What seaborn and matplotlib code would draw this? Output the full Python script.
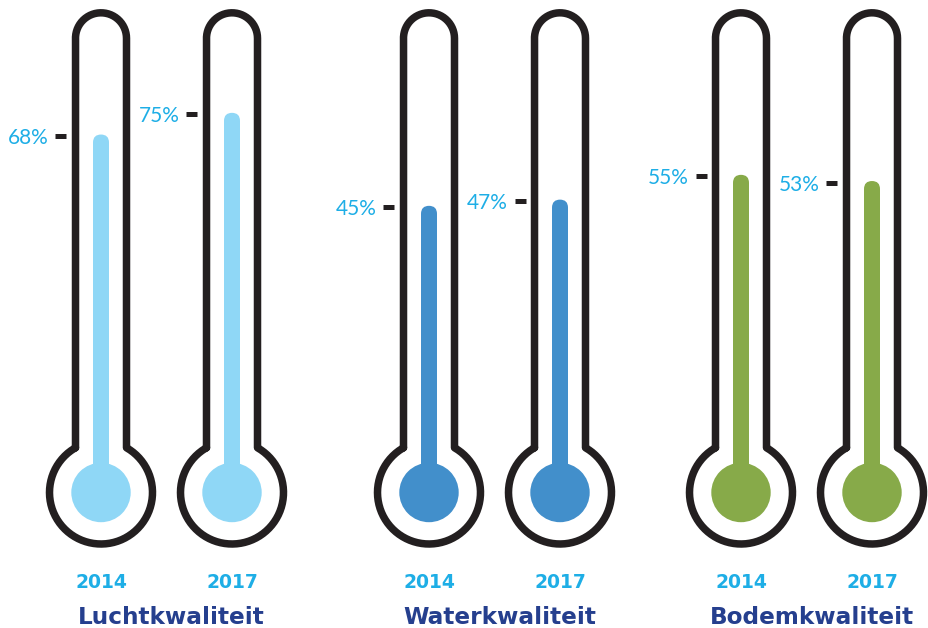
import matplotlib.pyplot as plt
import matplotlib.transforms as mtransforms
from matplotlib.patches import Circle, Rectangle, FancyBboxPatch
import numpy as np
import seaborn as sns

# gegevens
jaren = ["2014", "2017"]
themas = ["Luchtkwaliteit", "Waterkwaliteit", "Bodemkwaliteit"]
lucht = [68, 75]
water = [45, 47]
bodem = [55, 53]

# kleuren
KLEUR_LUCHT = "#8fd7f6"
KLEUR_WATER = "#428fcb"
KLEUR_BODEM = "#87aa49"
ZWART = "#231f20"
BLAUW_TEKST = "#1eaee6"
DONKERBLAUW = "#253f8e"

sns.set_theme(style="white")
plt.rcParams["font.family"] = ["DejaVu Sans"]

W, H = 929, 628
fig = plt.figure(figsize=(W / 100, H / 100), dpi=100)
fig.patch.set_facecolor("white")

# achtergrond-as in pixels voor de thermometer-omtrek
achter = fig.add_axes([0, 0, 1, 1])
achter.set_xlim(0, W)
achter.set_ylim(H, 0)
achter.axis("off")

midden = [101, 429, 741]  # x van de eerste thermometer in elke groep
stap = 131
BOL_Y = 492.5
Y_MIN, Y_MAX = -91.2, 111.4


def teken_thermometer(cx, kleur):
    hb, top_y, R = 25.5, 38.3, 51.5
    t = np.linspace(np.pi, 0, 60)
    boven_x = cx + hb * np.cos(t)
    boven_y = top_y - hb * np.sin(t)
    t0 = np.arccos(hb / R)
    yj = BOL_Y - R * np.sin(t0)
    tb = np.linspace(t0, -np.pi - t0, 200)
    onder_x = cx + R * np.cos(tb)
    onder_y = BOL_Y - R * np.sin(tb)
    xs = np.concatenate([[cx - hb], boven_x, [cx + hb], onder_x])
    ys = np.concatenate([[yj], boven_y, [yj], onder_y])
    achter.plot(xs, ys, color=ZWART, lw=7.5 * 0.72,
                solid_joinstyle="round", solid_capstyle="round")
    # bol en steel onderin
    achter.add_patch(Circle((cx, BOL_Y), 29.7, facecolor=kleur, lw=0))
    achter.add_patch(Rectangle((cx - 8, 325), 16, BOL_Y - 325, facecolor=kleur, lw=0))


groepen = [(lucht, KLEUR_LUCHT), (water, KLEUR_WATER), (bodem, KLEUR_BODEM)]

for g, (waarden, kleur) in enumerate(groepen):
    for k in range(len(jaren)):
        teken_thermometer(midden[g] + k * stap, kleur)

    links = midden[g] - stap / 2
    ax = fig.add_axes([links / W, 0, 2 * stap / W, 1])
    ax.patch.set_alpha(0)

    sns.barplot(x=jaren, y=waarden, color=kleur, width=16 / stap, saturation=1,
                errorbar=None, linewidth=0, ax=ax)
    ax.set_xlim(-0.5, 1.5)
    ax.set_ylim(Y_MIN, Y_MAX)
    ax.axis("off")

    # balken met ronde bovenkant (verhouding y/x-eenheden per pixel)
    aspect = ((Y_MAX - Y_MIN) / H) / (2.0 / (2 * stap))
    for p in list(ax.patches):
        rond = FancyBboxPatch((p.get_x(), p.get_y()), p.get_width(), p.get_height(),
                              boxstyle=f"round,pad=0,rounding_size={p.get_width() / 2}",
                              mutation_aspect=aspect, facecolor=kleur, lw=0)
        p.remove()
        ax.add_patch(rond)

    streep = ax.transData + mtransforms.ScaledTranslation(-40.5 / 100, -1.5 / 100, fig.dpi_scale_trans)
    tekst = ax.transData + mtransforms.ScaledTranslation(-52 / 100, -9.5 / 100, fig.dpi_scale_trans)
    for i, v in enumerate(waarden):
        ax.plot([i], [v], marker="_", markersize=11 * 0.72, markeredgewidth=5 * 0.72,
                color=ZWART, transform=streep, clip_on=False)
        ax.text(i, v, f"{v}%", transform=tekst, ha="right", va="baseline",
                fontsize=15, family=["Lato", "DejaVu Sans"], fontweight="normal",
                color=BLAUW_TEKST, clip_on=False)

    xas = ax.get_xaxis_transform()
    for i, jaar in enumerate(jaren):
        ax.text(i, (H - 588.3) / H, jaar, transform=xas, ha="center", va="baseline",
                fontsize=13.5, fontweight="bold", color=BLAUW_TEKST)

    titel = xas + mtransforms.ScaledTranslation(5 / 100, 0, fig.dpi_scale_trans)
    ax.text(0.5, (H - 623.8) / H, themas[g], transform=titel, ha="center", va="baseline",
            fontsize=16.7, fontweight="bold", color=DONKERBLAUW)

fig.savefig("out.png", dpi=100, facecolor=fig.get_facecolor())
= = =
• Given request
Extract all lines from the data in which "seaborn" is found.

• Task output
What seaborn and matplotlib code would draw this? Output the full Python script.
import seaborn as sns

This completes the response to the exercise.